== Data segment ==

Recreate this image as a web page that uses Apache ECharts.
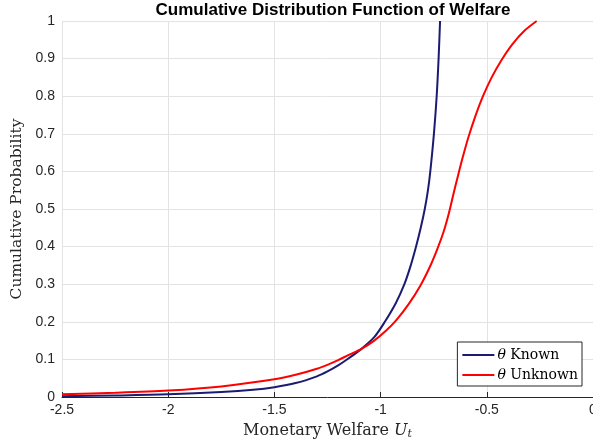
<!DOCTYPE html>
<html>
<head>
<meta charset="utf-8">
<script src="https://cdn.jsdelivr.net/npm/echarts@6/dist/echarts.min.js"></script>
<style>
  html, body { margin: 0; padding: 0; background: #fff; }
  #chart { width: 593px; height: 446px; }
</style>
</head>
<body>
<div id="chart"></div>
<script>
// welfare values (x) and cumulative probability (y)
const knownX = [-2.5, -2.25, -2.0, -1.75, -1.6, -1.5, -1.4, -1.3, -1.25, -1.2, -1.15, -1.09, -1.03, -0.98, -0.928, -0.888, -0.858, -0.833, -0.811, -0.792, -0.777, -0.766, -0.749, -0.736, -0.727, -0.72];
const knownY = [0.002, 0.004, 0.007, 0.013, 0.019, 0.026, 0.037, 0.055, 0.068, 0.084, 0.103, 0.128, 0.159, 0.20, 0.25, 0.30, 0.35, 0.40, 0.45, 0.50, 0.55, 0.60, 0.70, 0.80, 0.90, 1.0];

const unknownX = [-2.5, -2.25, -2.0, -1.75, -1.5, -1.4, -1.3, -1.24, -1.2, -1.15, -1.09, -1.03, -0.975, -0.928, -0.868, -0.813, -0.769, -0.734, -0.703, -0.678, -0.657, -0.635, -0.612, -0.587, -0.555, -0.518, -0.477, -0.432, -0.38, -0.323, -0.265];
const unknownY = [0.007, 0.011, 0.017, 0.028, 0.047, 0.059, 0.075, 0.088, 0.098, 0.112, 0.128, 0.150, 0.176, 0.203, 0.247, 0.296, 0.345, 0.392, 0.44, 0.49, 0.54, 0.59, 0.64, 0.69, 0.745, 0.80, 0.85, 0.895, 0.938, 0.974, 1.0];

const titulo = "Cumulative Distribution Function of Welfare";
const nombres = ["Known", "Unknown"];

const aPares = (xs, ys) => xs.map((x, i) => [x, ys[i]]);

const chart = echarts.init(document.getElementById("chart"));

const ejeColor = "#262626";
const fuenteTicks = "Liberation Sans, Arial, sans-serif";
const fuenteSerif = "DejaVu Serif, Liberation Serif, serif";

const option = {
  animation: false,
  backgroundColor: "#fff",
  title: {
    text: titulo,
    left: 328,
    textAlign: "center",
    top: -3,
    textStyle: { fontFamily: fuenteTicks, fontSize: 17, fontWeight: "bold", color: "#000" },
  },
  grid: { left: 62, right: 0, top: 21, bottom: 49, outerBoundsMode: "none", containLabel: false },
  legend: {
    orient: "vertical",
    right: 11,
    bottom: 60,
    padding: [6, 4, 4, 5],
    itemGap: 6,
    itemWidth: 32,
    itemHeight: 2,
    icon: "rect",
    borderColor: "#262626",
    borderWidth: 1,
    borderRadius: 0,
    backgroundColor: "#fff",
    data: nombres,
    formatter: (n) => "{i|θ} " + n,
    textStyle: {
      fontFamily: fuenteSerif,
      fontSize: 14,
      color: "#000",
      padding: [0, 0, 0, -2],
      rich: { i: { fontFamily: fuenteSerif, fontStyle: "italic", fontSize: 14 } },
    },
  },
  xAxis: {
    type: "value",
    min: -2.5,
    max: 0,
    interval: 0.5,
    name: "{a|Monetary Welfare }{u|U}{t|t}",
    nameLocation: "middle",
    nameGap: 24,
    nameTextStyle: {
      rich: {
        a: { fontFamily: fuenteSerif, fontSize: 16, color: "#262626" },
        u: { fontFamily: fuenteSerif, fontSize: 16, fontStyle: "italic", color: "#262626" },
        t: { fontFamily: fuenteSerif, fontSize: 11, fontStyle: "italic", color: "#262626", padding: [8, 0, 0, 0] },
      },
    },
    axisLine: { show: true, onZero: false, lineStyle: { color: ejeColor, width: 1 } },
    axisTick: { show: true, inside: true, length: 5, lineStyle: { color: ejeColor } },
    axisLabel: { color: ejeColor, fontFamily: fuenteTicks, fontSize: 14, margin: 6 },
    splitLine: { show: true, lineStyle: { color: "#e3e3e3", width: 1 } },
  },
  yAxis: {
    type: "value",
    min: 0,
    max: 1,
    interval: 0.1,
    name: "Cumulative Probability",
    nameLocation: "middle",
    nameGap: 34,
    nameTextStyle: { fontFamily: fuenteSerif, fontSize: 15.5, color: "#262626" },
    axisLine: { show: true, lineStyle: { color: ejeColor, width: 1 } },
    axisTick: { show: true, inside: true, length: 5, lineStyle: { color: ejeColor } },
    axisLabel: {
      color: ejeColor,
      fontFamily: fuenteTicks,
      fontSize: 14,
      margin: 7,
      formatter: (v) => String(+v.toFixed(1)),
    },
    splitLine: { show: true, lineStyle: { color: "#e3e3e3", width: 1 } },
  },
  series: [
    {
      name: nombres[0],
      type: "line",
      data: aPares(knownX, knownY),
      showSymbol: false,
      smooth: 0.3,
      smoothConstraint: false,
      lineStyle: { color: "#1b1b72", width: 2 },
      itemStyle: { color: "#1b1b72" },
      z: 3,
    },
    {
      name: nombres[1],
      type: "line",
      data: aPares(unknownX, unknownY),
      showSymbol: false,
      smooth: 0.3,
      smoothConstraint: false,
      lineStyle: { color: "#ff0000", width: 2 },
      itemStyle: { color: "#ff0000" },
      z: 4,
    },
  ],
};

chart.setOption(option);
</script>
</body>
</html>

== Written request ==
Quote the listing above in full, except for the pictures.

== Written solution ==
Recreate this image as a web page that uses Apache ECharts.
<!DOCTYPE html>
<html>
<head>
<meta charset="utf-8">
<script src="https://cdn.jsdelivr.net/npm/echarts@6/dist/echarts.min.js"></script>
<style>
  html, body { margin: 0; padding: 0; background: #fff; }
  #chart { width: 593px; height: 446px; }
</style>
</head>
<body>
<div id="chart"></div>
<script>
// welfare values (x) and cumulative probability (y)
const knownX = [-2.5, -2.25, -2.0, -1.75, -1.6, -1.5, -1.4, -1.3, -1.25, -1.2, -1.15, -1.09, -1.03, -0.98, -0.928, -0.888, -0.858, -0.833, -0.811, -0.792, -0.777, -0.766, -0.749, -0.736, -0.727, -0.72];
const knownY = [0.002, 0.004, 0.007, 0.013, 0.019, 0.026, 0.037, 0.055, 0.068, 0.084, 0.103, 0.128, 0.159, 0.20, 0.25, 0.30, 0.35, 0.40, 0.45, 0.50, 0.55, 0.60, 0.70, 0.80, 0.90, 1.0];

const unknownX = [-2.5, -2.25, -2.0, -1.75, -1.5, -1.4, -1.3, -1.24, -1.2, -1.15, -1.09, -1.03, -0.975, -0.928, -0.868, -0.813, -0.769, -0.734, -0.703, -0.678, -0.657, -0.635, -0.612, -0.587, -0.555, -0.518, -0.477, -0.432, -0.38, -0.323, -0.265];
const unknownY = [0.007, 0.011, 0.017, 0.028, 0.047, 0.059, 0.075, 0.088, 0.098, 0.112, 0.128, 0.150, 0.176, 0.203, 0.247, 0.296, 0.345, 0.392, 0.44, 0.49, 0.54, 0.59, 0.64, 0.69, 0.745, 0.80, 0.85, 0.895, 0.938, 0.974, 1.0];

const titulo = "Cumulative Distribution Function of Welfare";
const nombres = ["Known", "Unknown"];

const aPares = (xs, ys) => xs.map((x, i) => [x, ys[i]]);

const chart = echarts.init(document.getElementById("chart"));

const ejeColor = "#262626";
const fuenteTicks = "Liberation Sans, Arial, sans-serif";
const fuenteSerif = "DejaVu Serif, Liberation Serif, serif";

const option = {
  animation: false,
  backgroundColor: "#fff",
  title: {
    text: titulo,
    left: 328,
    textAlign: "center",
    top: -3,
    textStyle: { fontFamily: fuenteTicks, fontSize: 17, fontWeight: "bold", color: "#000" },
  },
  grid: { left: 62, right: 0, top: 21, bottom: 49, outerBoundsMode: "none", containLabel: false },
  legend: {
    orient: "vertical",
    right: 11,
    bottom: 60,
    padding: [6, 4, 4, 5],
    itemGap: 6,
    itemWidth: 32,
    itemHeight: 2,
    icon: "rect",
    borderColor: "#262626",
    borderWidth: 1,
    borderRadius: 0,
    backgroundColor: "#fff",
    data: nombres,
    formatter: (n) => "{i|θ} " + n,
    textStyle: {
      fontFamily: fuenteSerif,
      fontSize: 14,
      color: "#000",
      padding: [0, 0, 0, -2],
      rich: { i: { fontFamily: fuenteSerif, fontStyle: "italic", fontSize: 14 } },
    },
  },
  xAxis: {
    type: "value",
    min: -2.5,
    max: 0,
    interval: 0.5,
    name: "{a|Monetary Welfare }{u|U}{t|t}",
    nameLocation: "middle",
    nameGap: 24,
    nameTextStyle: {
      rich: {
        a: { fontFamily: fuenteSerif, fontSize: 16, color: "#262626" },
        u: { fontFamily: fuenteSerif, fontSize: 16, fontStyle: "italic", color: "#262626" },
        t: { fontFamily: fuenteSerif, fontSize: 11, fontStyle: "italic", color: "#262626", padding: [8, 0, 0, 0] },
      },
    },
    axisLine: { show: true, onZero: false, lineStyle: { color: ejeColor, width: 1 } },
    axisTick: { show: true, inside: true, length: 5, lineStyle: { color: ejeColor } },
    axisLabel: { color: ejeColor, fontFamily: fuenteTicks, fontSize: 14, margin: 6 },
    splitLine: { show: true, lineStyle: { color: "#e3e3e3", width: 1 } },
  },
  yAxis: {
    type: "value",
    min: 0,
    max: 1,
    interval: 0.1,
    name: "Cumulative Probability",
    nameLocation: "middle",
    nameGap: 34,
    nameTextStyle: { fontFamily: fuenteSerif, fontSize: 15.5, color: "#262626" },
    axisLine: { show: true, lineStyle: { color: ejeColor, width: 1 } },
    axisTick: { show: true, inside: true, length: 5, lineStyle: { color: ejeColor } },
    axisLabel: {
      color: ejeColor,
      fontFamily: fuenteTicks,
      fontSize: 14,
      margin: 7,
      formatter: (v) => String(+v.toFixed(1)),
    },
    splitLine: { show: true, lineStyle: { color: "#e3e3e3", width: 1 } },
  },
  series: [
    {
      name: nombres[0],
      type: "line",
      data: aPares(knownX, knownY),
      showSymbol: false,
      smooth: 0.3,
      smoothConstraint: false,
      lineStyle: { color: "#1b1b72", width: 2 },
      itemStyle: { color: "#1b1b72" },
      z: 3,
    },
    {
      name: nombres[1],
      type: "line",
      data: aPares(unknownX, unknownY),
      showSymbol: false,
      smooth: 0.3,
      smoothConstraint: false,
      lineStyle: { color: "#ff0000", width: 2 },
      itemStyle: { color: "#ff0000" },
      z: 4,
    },
  ],
};

chart.setOption(option);
</script>
</body>
</html>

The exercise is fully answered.